The trouble is, the current consensus probably can't be taken seriously.

Coca-Cola (NYSE:KO) came out Thursday night and said that their guidance in late January – early February ’20 has been completely eradicated with C-virus, with the stock falling 21% this week alone.

Here is what Coke said (as related by Breifing.com):

 
Coca-Cola does not expect to achieve previously indicated full-year guidance (41,83)
  • “As COVID-19 continues to spread and significantly impact various markets around the world, including the United States, the company has put preparedness plans in place at our facilities to ensure continued operations, while also taking all necessary steps to keep our teams healthy and safe. […] We are also working closely with our bottling partners on contingency planning for continuous supply and, at this stage, we do not foresee any near-term disruptions in concentrate or beverage base production.”
  • “Since our last guidance update, local market policies and initiatives to reduce the transmission of COVID-19 have significantly increased. These initiatives include the direction to refrain from dining at restaurants, the cancellation of major sporting and entertainment events, material reduction in travel, the promotion of social distancing and the adoption of work-from-home policies. These initiatives, in combination with […] foreign exchange rates, will have a negative impact on our full year financial and operating results and, therefore, we do not expect to achieve our previously provided full year guidance.”
  • “Due to the speed with which the COVID-19 situation is developing, there is uncertainty around its ultimate impact; therefore, the negative impact on our financial and operating results cannot be reasonably estimated at this time, but the impact could be material. We expect to provide an update during our Q1 2020 earnings release and call.”

Delta Airlines (NYSE:DAL), Macy’s (NYSE:M), and a handful of others have already pulled guidance for 2020.
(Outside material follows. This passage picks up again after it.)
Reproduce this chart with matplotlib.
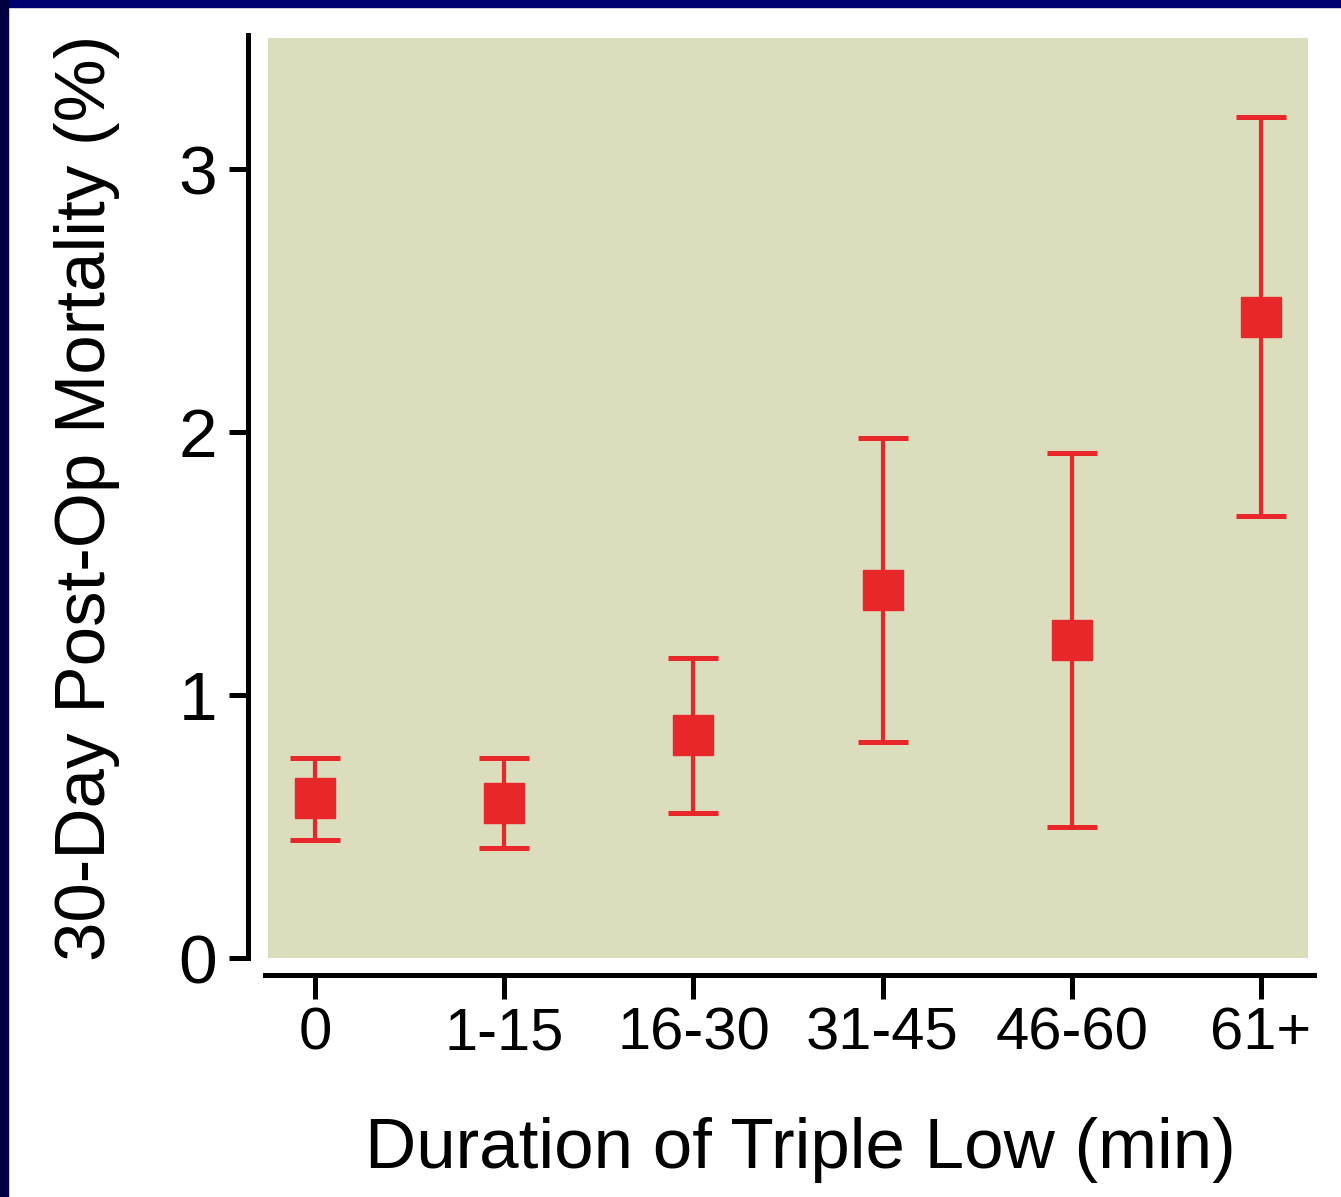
import matplotlib
matplotlib.use('Agg')
import matplotlib.pyplot as plt
from matplotlib.patches import Rectangle
import numpy as np

plt.rcParams['font.family'] = ['Liberation Sans', 'DejaVu Sans']

# data
categories = ['0', '1-15', '16-30', '31-45', '46-60', '61+']
mortality = [0.61, 0.59, 0.85, 1.40, 1.21, 2.44]
ci_low = [0.45, 0.42, 0.55, 0.82, 0.50, 1.68]
ci_high = [0.76, 0.76, 1.14, 1.98, 1.92, 3.20]

W, H = 1341, 1197
fig = plt.figure(figsize=(W / 100, H / 100), dpi=100)
fig.patch.set_facecolor('white')

# navy frame on top and left
fig.patches.append(Rectangle((0, 1 - 7 / H), 1, 7 / H, transform=fig.transFigure,
                             color='#000070', zorder=0))
fig.patches.append(Rectangle((0, 0), 8 / W, 1, transform=fig.transFigure,
                             color='#000040', zorder=0))

ax = fig.add_axes([268 / W, 1 - 958 / H, (1308 - 268) / W, (958 - 38) / H])
ax.set_facecolor('#dcddbd')

x = np.arange(len(categories))
mort = np.array(mortality)
yerr = [mort - np.array(ci_low), np.array(ci_high) - mort]

ax.errorbar(x, mort, yerr=yerr, fmt='s', color='#e8272b', ecolor='#e8272b',
            markersize=29.5, elinewidth=3.0, capsize=18, capthick=3.6, zorder=3)

ax.set_xlim(-0.25, 5.25)
ax.set_ylim(0, 3.5)
ax.set_xticks(x)
ax.set_xticklabels(categories)
ax.set_yticks([0, 1, 2, 3])

for s in ['top', 'right']:
    ax.spines[s].set_visible(False)
ax.spines['left'].set_position(('outward', 14.4))
ax.spines['bottom'].set_position(('outward', 12.2))
ax.spines['left'].set_linewidth(3.6)
ax.spines['bottom'].set_linewidth(3.6)
ax.spines['left'].set_bounds(0, 3.51)
ax.spines['bottom'].set_bounds(-0.265, 5.28)

ax.tick_params(axis='y', length=14, width=3.6, labelsize=50, pad=8)
ax.tick_params(axis='x', length=17, width=3.6, labelsize=43, pad=6)

ax.set_ylabel('30-Day Post-Op Mortality (%)', fontsize=51, labelpad=42)
ax.set_xlabel('Duration of Triple Low (min)', fontsize=51, labelpad=40)
ax.xaxis.label.set_x(0.512)

fig.savefig('out.png', dpi=100)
On the flip side, both Walmart (NYSE:WMT) and PepsiCo (NASDAQ:PEP) have said they will add 150,000 and 15,000 new employees respectively in 2020. That’s pretty remarkable. Uber (NYSE:UBER) came out Thursday night and noted that they had enough capital to ride out the C-virus tumult. Oracle (NYSE:ORCL) continues to trade above $45 and closed out this week above $45 per share, the high for the stock in March 2000.

2020s calendar EPS estimate has fallen to $168.25 per share. Could it fall to $150 – $155 – sure – and probably more.

What will undoubtedly help the S&P 500 is Technology’s 25% market cap weight in the S&P 500 and Communication Services’ 11% market cap weight, both of which are still expecting high-single-digit EPS growth for 2020 (although this changes every week).

Summary / conclusion:

Any kind of earnings analysis seems like more of a guess than anything else. The weekly blog on S&P 500 will continue to be posted by taking the numbers with a substantial grain of salt until we start to hear actual Q1 ’20 financial results, and hear Q2 ’20 guidance. By that time some aspects of the national shutdown should start to unlock, and readers should know about which companies might not survive this pandemic.